I will admit, the first half-hour of the movie, the look into the far future, didn't quite ring my bell and I was a bit apprehensive. But once the plot of Biff stealing the time machine and altering the course of events comes into place, the film really picks up the tempo and keeps on going all the way until its daredevil culmination. It does not measure up to the original film, but it is very exciting and certainly more fun than the disappointing "Back to the Future: Part III."
Hard-working Robert Zemeckis proves himself yet again. I consider him
the greatest director of all time, even better than Spielberg.
Continues where the first one left off.
Doc Brown tells Marty McFly that he must go back to future to prevent his son from being an accomplice to a robbery. The plan is to pose as his son and say no to Griff Tannen (grandson to Biff Tannen).

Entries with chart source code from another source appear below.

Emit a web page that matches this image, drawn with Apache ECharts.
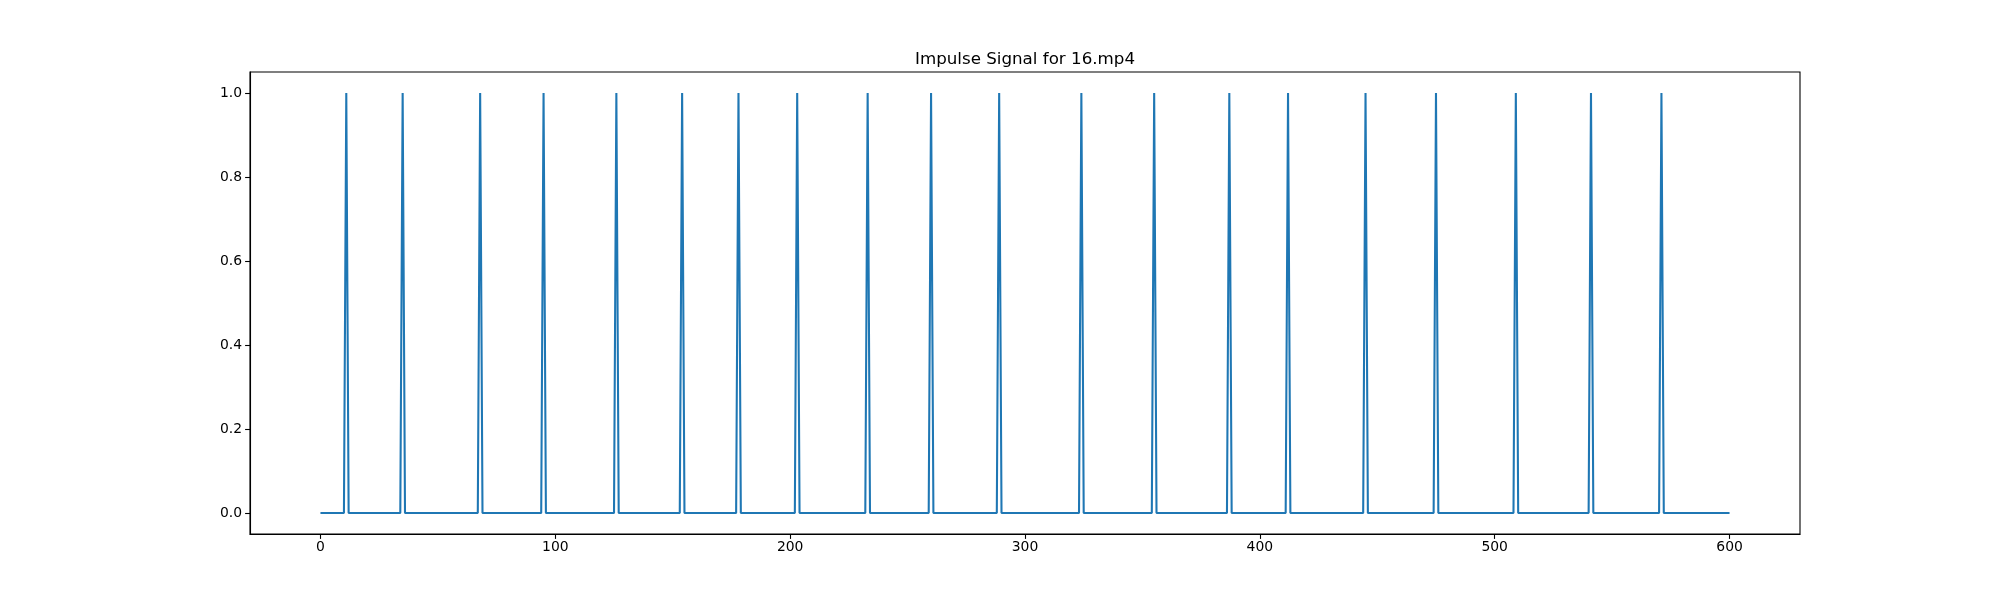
<!DOCTYPE html>
<html>
<head>
<meta charset="utf-8">
<script src="https://cdn.jsdelivr.net/npm/echarts@6/dist/echarts.min.js"></script>
<style>
  html, body { margin: 0; padding: 0; background: #fff; }
  #chart { width: 2000px; height: 600px; }
</style>
</head>
<body>
<div id="chart"></div>
<script>
// ---- Data ----
const chartTitle = 'Impulse Signal for 16.mp4';
const lastFrame = 600;
const impulseFrames = [11, 35, 68, 95, 126, 154, 178, 203, 233, 260, 289, 324, 355, 387, 412, 445, 475, 509, 541, 571];
const xTickValues = [0, 100, 200, 300, 400, 500, 600];
const yTickValues = [0, 0.2, 0.4, 0.6, 0.8, 1.0];

// Build the signal from the impulse frame list
const impulseSet = new Set(impulseFrames);
const signal = [];
for (let i = 0; i <= lastFrame; i++) {
  signal.push([i, impulseSet.has(i) ? 1 : 0]);
}

const chart = echarts.init(document.getElementById('chart'), null, { renderer: 'canvas' });
const font = 'DejaVu Sans';
chart.setOption({
  animation: false,
  backgroundColor: '#ffffff',
  title: {
    text: chartTitle,
    left: 1020,
    top: 46,
    textAlign: 'center',
    textStyle: { fontFamily: font, fontSize: 16.7, fontWeight: 'normal', color: '#000' }
  },
  grid: {
    left: 250, right: 200, top: 72, bottom: 66,
    show: true, borderColor: '#000', borderWidth: 1.1, backgroundColor: 'transparent'
  },
  xAxis: {
    type: 'value',
    min: -30, max: 630,
    axisLine: { show: true, onZero: false, lineStyle: { color: '#000', width: 1.1 } },
    axisTick: { show: true, length: 4.9, customValues: xTickValues, lineStyle: { color: '#000', width: 1.1 } },
    axisLabel: { customValues: xTickValues, fontFamily: font, fontSize: 13.9, color: '#000', margin: 6,
      formatter: v => String(Math.round(v)) },
    splitLine: { show: false }
  },
  yAxis: {
    type: 'value',
    min: -0.05, max: 1.05,
    axisLine: { show: true, onZero: false, lineStyle: { color: '#000', width: 1.1 } },
    axisTick: { show: true, length: 4.9, customValues: yTickValues, lineStyle: { color: '#000', width: 1.1 } },
    axisLabel: { customValues: yTickValues, fontFamily: font, fontSize: 13.9, color: '#000', margin: 8,
      formatter: v => v.toFixed(1) },
    splitLine: { show: false }
  },
  series: [{
    type: 'line',
    data: signal,
    symbol: 'none',
    lineStyle: { color: '#1f77b4', width: 2.08 },
    itemStyle: { color: '#1f77b4' }
  }]
});
</script>
</body>
</html>
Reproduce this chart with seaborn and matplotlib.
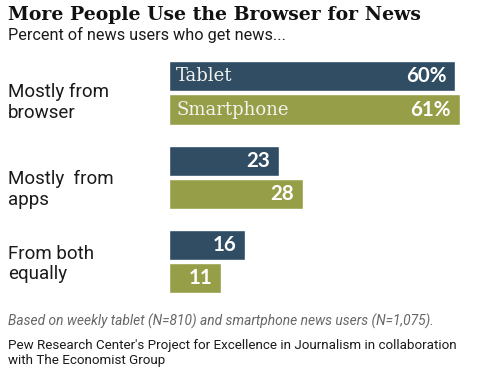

Unfortunately, things get worse when the almanac Marty buys at an antique store falls into the hands of Biff. Biff sneaks into the time machine and travels back in time to his younger self in 1955 and hands him the almanac and warns him of a visit from Marty and to keep the almanac in a safe.
Marty returns back to his time in 1985 and is horrified that it has been altered by Biff.
Will Marty be able to recover the almanac from Biff and restore time as it was before? Watch the film to find out how.
Heart-thumping background musical score, excellent photography and special-effects, and an interesting plot make the sequel even better than the original.